- _Requirements_:
Write again exactly the lines in the listing below, starting at the line with "Emit a Python" and ending at the line with "TENSION = 0.4", both included. Pictures are not copied.

Plotting code records

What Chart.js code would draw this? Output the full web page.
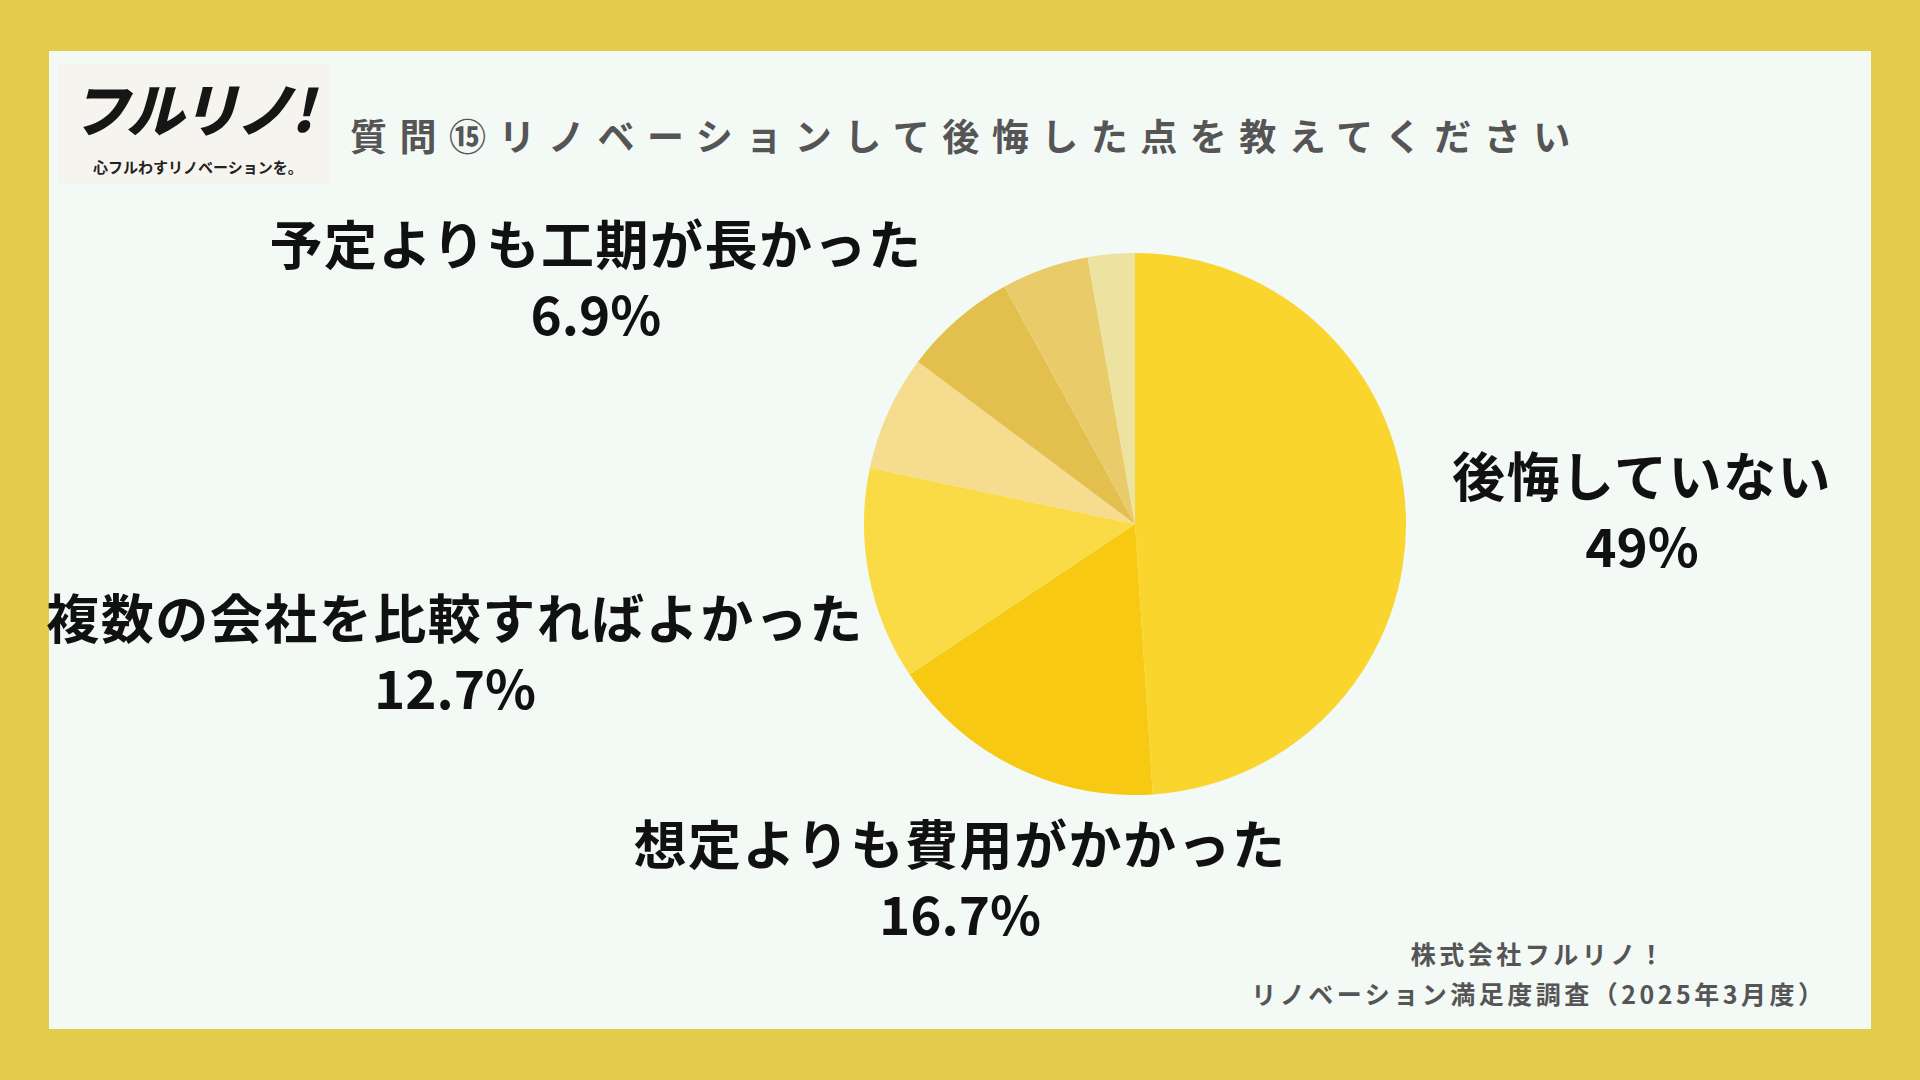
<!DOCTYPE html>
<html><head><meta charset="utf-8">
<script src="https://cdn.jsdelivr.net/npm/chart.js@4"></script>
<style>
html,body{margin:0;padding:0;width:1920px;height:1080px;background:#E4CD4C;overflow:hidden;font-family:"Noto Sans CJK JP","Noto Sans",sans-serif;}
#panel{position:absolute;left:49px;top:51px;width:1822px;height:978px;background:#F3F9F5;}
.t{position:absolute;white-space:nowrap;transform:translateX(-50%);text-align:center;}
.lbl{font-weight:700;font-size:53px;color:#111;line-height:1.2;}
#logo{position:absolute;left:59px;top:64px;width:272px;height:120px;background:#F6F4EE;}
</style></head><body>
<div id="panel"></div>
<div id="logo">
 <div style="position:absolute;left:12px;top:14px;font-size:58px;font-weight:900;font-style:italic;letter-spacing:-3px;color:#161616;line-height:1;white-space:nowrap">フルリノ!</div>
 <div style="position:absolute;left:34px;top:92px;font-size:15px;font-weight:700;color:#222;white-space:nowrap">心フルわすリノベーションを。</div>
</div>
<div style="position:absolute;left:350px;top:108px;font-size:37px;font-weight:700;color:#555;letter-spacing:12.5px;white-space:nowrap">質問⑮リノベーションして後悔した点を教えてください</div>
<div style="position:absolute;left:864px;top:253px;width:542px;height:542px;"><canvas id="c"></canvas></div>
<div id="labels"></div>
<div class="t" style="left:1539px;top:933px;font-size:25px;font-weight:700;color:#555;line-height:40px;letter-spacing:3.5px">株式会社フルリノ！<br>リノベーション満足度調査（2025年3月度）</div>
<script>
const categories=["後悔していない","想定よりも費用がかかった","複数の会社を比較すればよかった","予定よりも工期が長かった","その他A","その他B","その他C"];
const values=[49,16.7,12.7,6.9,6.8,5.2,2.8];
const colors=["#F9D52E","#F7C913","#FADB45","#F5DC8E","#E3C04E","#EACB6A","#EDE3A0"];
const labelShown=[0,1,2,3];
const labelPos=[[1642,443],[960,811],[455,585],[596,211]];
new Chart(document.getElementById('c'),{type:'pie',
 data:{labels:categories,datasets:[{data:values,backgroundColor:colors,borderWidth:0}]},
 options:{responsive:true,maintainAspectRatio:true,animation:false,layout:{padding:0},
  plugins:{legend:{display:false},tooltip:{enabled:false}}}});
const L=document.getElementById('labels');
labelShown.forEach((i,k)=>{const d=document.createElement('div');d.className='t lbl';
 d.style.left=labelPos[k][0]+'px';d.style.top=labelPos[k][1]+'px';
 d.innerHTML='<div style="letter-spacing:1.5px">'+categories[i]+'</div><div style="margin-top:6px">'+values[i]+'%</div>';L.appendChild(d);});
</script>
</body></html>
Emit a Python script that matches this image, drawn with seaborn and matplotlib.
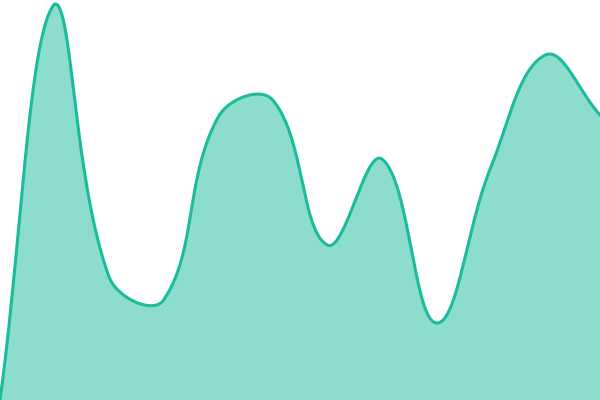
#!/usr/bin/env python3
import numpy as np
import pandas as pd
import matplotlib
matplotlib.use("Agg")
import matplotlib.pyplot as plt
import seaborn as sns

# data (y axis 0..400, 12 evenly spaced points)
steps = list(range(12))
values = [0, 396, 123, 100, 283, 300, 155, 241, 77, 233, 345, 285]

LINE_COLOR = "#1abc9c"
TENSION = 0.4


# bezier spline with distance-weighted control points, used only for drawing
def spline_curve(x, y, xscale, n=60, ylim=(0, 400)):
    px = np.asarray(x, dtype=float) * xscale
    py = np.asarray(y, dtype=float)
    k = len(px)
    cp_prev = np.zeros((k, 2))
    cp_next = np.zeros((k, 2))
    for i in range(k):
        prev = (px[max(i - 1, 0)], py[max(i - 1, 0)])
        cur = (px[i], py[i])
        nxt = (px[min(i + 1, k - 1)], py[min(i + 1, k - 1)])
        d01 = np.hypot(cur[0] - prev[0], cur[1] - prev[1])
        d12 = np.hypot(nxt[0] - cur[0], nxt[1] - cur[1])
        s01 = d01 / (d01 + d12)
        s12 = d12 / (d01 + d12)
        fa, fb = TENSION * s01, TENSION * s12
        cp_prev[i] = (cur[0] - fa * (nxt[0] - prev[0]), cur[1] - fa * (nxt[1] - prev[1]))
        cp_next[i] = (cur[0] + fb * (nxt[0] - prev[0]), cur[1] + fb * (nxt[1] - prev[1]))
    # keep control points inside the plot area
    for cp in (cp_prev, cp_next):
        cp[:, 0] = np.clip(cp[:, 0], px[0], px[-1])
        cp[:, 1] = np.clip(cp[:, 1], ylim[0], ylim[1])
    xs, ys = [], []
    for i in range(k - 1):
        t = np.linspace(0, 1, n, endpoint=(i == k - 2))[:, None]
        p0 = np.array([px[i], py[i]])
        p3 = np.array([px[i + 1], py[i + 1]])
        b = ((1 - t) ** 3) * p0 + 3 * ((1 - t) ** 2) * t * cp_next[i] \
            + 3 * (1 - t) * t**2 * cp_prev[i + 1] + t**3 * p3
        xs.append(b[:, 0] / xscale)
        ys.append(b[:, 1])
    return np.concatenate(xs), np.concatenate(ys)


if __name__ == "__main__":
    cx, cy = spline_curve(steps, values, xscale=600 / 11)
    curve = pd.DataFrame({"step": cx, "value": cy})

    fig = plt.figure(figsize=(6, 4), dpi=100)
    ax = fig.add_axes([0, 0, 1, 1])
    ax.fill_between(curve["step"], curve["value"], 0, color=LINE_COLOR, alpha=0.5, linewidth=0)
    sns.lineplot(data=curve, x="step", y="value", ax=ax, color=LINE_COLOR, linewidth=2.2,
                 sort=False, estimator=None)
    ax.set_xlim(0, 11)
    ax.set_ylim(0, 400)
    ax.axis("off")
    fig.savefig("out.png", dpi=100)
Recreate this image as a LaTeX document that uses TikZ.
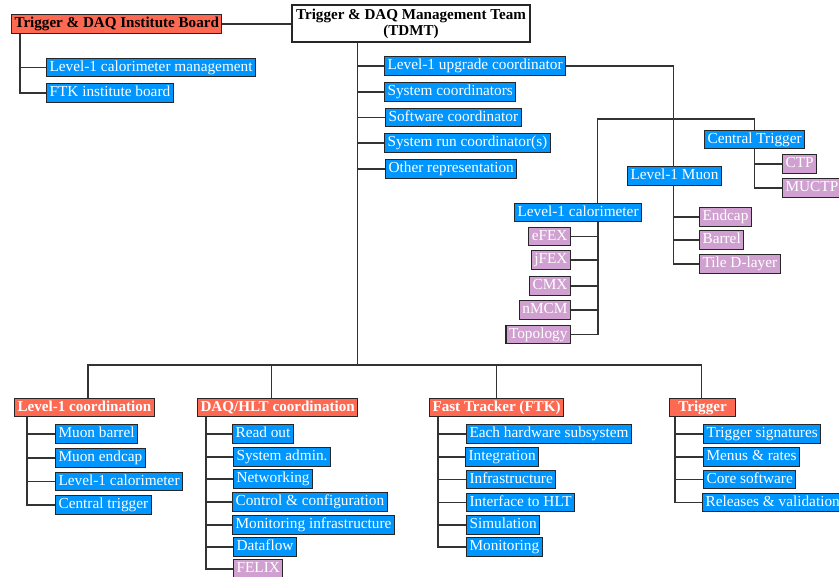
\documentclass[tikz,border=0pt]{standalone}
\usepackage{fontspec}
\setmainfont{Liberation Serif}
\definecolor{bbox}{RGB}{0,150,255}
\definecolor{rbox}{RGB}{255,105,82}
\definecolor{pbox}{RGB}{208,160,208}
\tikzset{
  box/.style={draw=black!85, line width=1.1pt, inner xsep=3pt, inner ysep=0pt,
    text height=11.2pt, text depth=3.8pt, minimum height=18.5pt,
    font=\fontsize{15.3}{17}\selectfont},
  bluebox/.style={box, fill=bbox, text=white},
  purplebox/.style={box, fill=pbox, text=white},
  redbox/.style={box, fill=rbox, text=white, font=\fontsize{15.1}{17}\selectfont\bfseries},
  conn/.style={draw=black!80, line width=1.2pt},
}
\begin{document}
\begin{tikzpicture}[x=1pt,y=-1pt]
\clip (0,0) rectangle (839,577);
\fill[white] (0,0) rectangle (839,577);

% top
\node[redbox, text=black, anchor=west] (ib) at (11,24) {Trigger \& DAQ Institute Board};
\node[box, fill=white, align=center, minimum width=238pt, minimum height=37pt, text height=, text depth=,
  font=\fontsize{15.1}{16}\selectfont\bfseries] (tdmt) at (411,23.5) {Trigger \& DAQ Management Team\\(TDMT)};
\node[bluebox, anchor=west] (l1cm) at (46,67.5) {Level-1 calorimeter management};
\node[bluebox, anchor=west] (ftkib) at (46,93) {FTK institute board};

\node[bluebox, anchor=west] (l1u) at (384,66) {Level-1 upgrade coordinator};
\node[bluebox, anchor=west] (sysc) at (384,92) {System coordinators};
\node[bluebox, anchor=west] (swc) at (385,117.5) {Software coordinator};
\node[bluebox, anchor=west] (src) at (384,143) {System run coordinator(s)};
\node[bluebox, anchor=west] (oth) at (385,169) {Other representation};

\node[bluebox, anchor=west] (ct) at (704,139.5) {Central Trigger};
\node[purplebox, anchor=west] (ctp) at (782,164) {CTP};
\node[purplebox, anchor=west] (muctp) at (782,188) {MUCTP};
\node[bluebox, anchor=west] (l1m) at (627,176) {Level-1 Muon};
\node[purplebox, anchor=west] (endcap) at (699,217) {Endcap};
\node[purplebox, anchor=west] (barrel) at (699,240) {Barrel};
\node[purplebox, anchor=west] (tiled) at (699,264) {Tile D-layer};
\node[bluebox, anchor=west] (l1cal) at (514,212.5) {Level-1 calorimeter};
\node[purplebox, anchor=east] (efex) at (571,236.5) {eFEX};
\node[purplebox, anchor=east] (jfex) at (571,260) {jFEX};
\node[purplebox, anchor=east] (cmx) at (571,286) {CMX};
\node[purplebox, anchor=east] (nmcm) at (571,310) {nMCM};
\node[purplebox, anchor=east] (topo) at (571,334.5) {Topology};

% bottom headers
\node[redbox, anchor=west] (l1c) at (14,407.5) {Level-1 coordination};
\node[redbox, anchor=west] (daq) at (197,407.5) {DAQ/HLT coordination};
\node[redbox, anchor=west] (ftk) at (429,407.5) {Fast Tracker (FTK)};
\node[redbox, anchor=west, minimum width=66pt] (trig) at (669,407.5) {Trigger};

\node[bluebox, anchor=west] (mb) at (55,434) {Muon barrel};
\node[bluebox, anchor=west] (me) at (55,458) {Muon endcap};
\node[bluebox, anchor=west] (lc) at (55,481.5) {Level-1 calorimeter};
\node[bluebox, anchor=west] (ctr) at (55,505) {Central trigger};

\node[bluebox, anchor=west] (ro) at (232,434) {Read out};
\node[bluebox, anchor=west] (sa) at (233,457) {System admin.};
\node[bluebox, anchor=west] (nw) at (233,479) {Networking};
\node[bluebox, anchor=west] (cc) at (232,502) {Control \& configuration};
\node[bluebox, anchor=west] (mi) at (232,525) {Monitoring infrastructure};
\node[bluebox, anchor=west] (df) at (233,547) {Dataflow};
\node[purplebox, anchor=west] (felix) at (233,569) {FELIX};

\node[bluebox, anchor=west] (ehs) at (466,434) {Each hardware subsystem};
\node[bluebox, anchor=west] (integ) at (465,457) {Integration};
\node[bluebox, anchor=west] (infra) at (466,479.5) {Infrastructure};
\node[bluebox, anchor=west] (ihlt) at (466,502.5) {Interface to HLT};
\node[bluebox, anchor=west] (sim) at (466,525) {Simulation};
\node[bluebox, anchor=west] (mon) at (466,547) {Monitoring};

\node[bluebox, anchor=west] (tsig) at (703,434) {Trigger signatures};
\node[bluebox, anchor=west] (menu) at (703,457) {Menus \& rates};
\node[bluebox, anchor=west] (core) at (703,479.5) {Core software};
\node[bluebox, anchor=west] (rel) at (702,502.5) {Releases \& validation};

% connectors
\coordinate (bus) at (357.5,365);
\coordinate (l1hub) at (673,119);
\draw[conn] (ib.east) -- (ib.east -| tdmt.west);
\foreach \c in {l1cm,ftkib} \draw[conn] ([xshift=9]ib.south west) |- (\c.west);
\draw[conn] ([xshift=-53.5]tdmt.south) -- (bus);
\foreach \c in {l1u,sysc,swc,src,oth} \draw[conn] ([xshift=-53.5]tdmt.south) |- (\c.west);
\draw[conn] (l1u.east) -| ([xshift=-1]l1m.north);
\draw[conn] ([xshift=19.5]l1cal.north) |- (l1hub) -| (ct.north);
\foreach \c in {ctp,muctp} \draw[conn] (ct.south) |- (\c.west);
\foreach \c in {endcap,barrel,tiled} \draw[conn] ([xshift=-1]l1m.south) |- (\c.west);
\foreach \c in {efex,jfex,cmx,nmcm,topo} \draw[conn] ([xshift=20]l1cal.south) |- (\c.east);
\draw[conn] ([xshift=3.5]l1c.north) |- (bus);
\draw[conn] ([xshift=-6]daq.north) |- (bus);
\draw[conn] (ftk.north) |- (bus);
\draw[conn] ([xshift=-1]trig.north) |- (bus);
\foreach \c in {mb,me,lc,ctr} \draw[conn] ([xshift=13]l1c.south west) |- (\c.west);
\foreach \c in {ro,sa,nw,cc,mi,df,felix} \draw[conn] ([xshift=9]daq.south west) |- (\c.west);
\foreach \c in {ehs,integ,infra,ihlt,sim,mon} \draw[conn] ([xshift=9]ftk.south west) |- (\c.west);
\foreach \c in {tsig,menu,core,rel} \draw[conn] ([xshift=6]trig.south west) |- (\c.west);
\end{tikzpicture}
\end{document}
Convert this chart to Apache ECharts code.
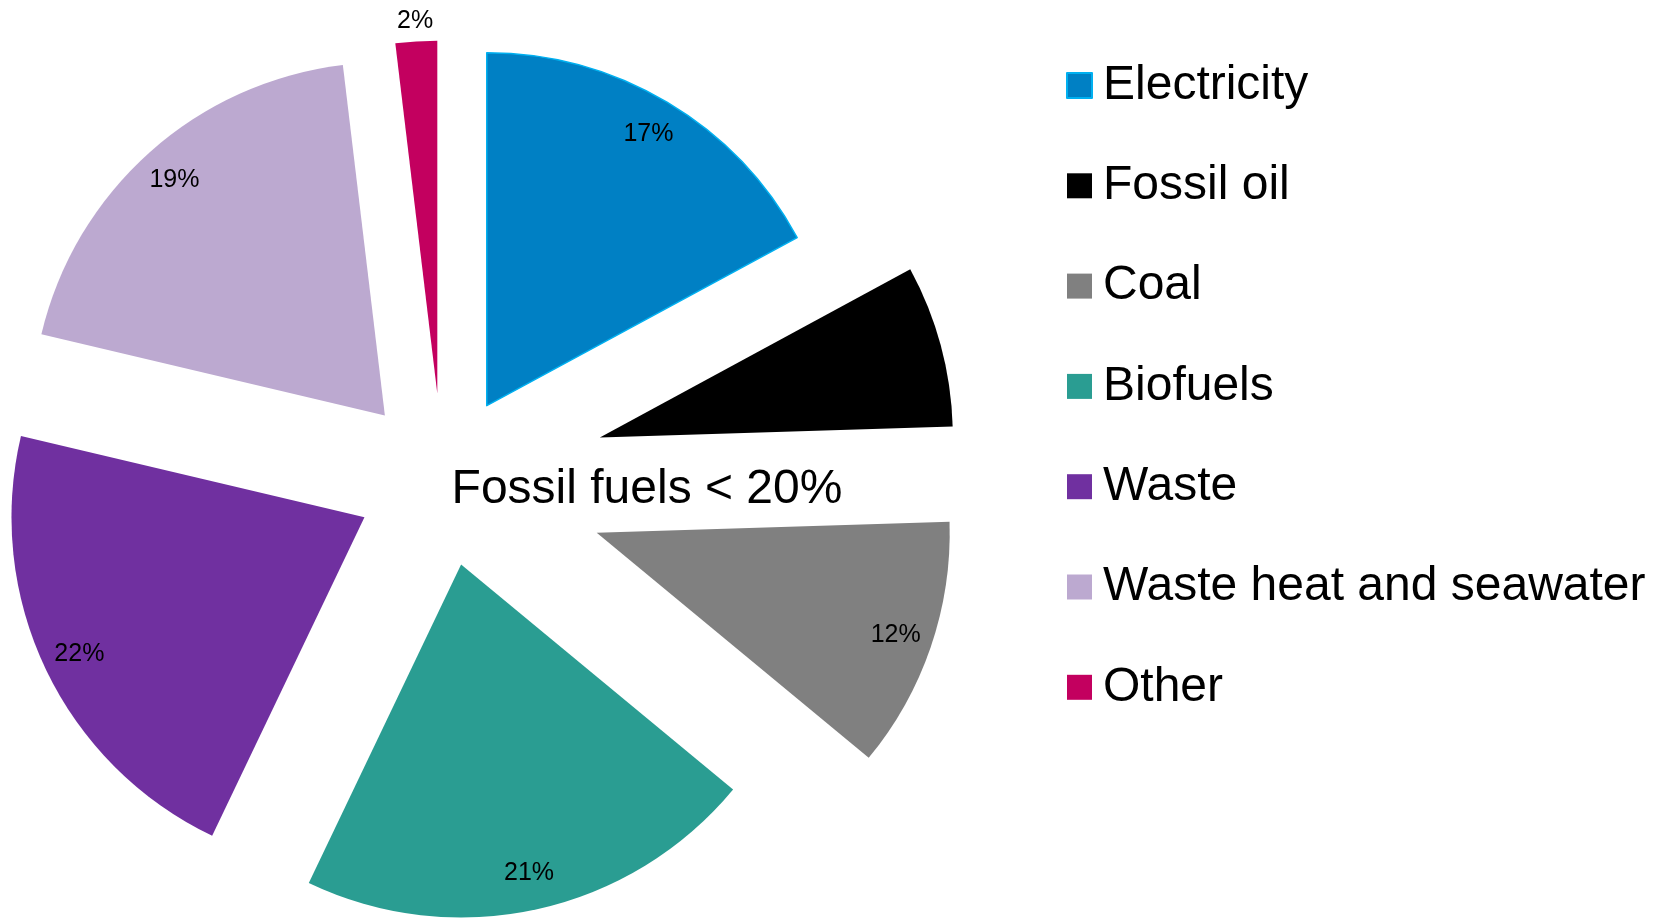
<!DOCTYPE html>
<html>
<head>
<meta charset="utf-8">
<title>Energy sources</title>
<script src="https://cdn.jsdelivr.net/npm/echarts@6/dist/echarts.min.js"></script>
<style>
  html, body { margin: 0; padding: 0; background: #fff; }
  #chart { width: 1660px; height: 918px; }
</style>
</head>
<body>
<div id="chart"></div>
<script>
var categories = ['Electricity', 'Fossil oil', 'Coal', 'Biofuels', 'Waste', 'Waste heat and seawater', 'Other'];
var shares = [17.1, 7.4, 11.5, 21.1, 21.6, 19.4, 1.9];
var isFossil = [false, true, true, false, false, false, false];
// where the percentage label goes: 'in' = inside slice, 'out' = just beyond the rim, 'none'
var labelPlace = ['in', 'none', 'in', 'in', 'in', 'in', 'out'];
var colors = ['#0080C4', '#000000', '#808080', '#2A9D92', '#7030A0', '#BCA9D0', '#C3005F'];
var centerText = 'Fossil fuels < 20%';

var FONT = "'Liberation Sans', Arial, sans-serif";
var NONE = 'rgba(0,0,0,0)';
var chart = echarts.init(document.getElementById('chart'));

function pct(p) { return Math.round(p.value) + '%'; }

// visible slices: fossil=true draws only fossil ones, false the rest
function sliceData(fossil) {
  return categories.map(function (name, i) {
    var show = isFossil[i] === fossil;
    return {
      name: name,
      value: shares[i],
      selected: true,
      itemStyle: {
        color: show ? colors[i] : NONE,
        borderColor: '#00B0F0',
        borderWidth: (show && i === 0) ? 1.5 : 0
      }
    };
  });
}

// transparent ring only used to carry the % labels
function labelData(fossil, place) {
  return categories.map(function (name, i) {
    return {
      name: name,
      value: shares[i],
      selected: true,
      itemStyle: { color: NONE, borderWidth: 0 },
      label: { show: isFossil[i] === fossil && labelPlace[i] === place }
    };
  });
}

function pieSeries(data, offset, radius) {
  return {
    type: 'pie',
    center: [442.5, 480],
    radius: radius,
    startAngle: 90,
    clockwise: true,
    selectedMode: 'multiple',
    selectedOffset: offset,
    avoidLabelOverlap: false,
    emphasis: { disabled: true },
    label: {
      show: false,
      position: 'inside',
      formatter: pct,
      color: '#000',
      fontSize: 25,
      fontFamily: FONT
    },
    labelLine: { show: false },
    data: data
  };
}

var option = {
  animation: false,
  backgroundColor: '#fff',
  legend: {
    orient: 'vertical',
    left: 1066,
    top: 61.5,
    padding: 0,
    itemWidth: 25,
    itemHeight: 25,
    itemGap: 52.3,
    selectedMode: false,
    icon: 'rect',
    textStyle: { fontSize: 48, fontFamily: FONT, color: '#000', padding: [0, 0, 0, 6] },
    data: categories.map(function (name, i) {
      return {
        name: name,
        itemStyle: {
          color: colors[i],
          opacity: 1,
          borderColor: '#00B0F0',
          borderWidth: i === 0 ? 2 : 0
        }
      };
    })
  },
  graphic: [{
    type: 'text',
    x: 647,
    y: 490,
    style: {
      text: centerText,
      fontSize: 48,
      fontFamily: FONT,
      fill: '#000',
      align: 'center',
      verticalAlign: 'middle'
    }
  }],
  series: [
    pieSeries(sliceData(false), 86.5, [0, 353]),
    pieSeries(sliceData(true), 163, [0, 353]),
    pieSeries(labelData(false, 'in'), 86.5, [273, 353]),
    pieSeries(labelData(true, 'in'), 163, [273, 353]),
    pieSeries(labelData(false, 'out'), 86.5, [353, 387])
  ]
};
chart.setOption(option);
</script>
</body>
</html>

- _Exercise answer_:
Emit a Python script that matches this image, drawn with seaborn and matplotlib.
#!/usr/bin/env python3
import numpy as np
import pandas as pd
import matplotlib
matplotlib.use("Agg")
import matplotlib.pyplot as plt
import seaborn as sns

# data (y axis 0..400, 12 evenly spaced points)
steps = list(range(12))
values = [0, 396, 123, 100, 283, 300, 155, 241, 77, 233, 345, 285]

LINE_COLOR = "#1abc9c"
TENSION = 0.4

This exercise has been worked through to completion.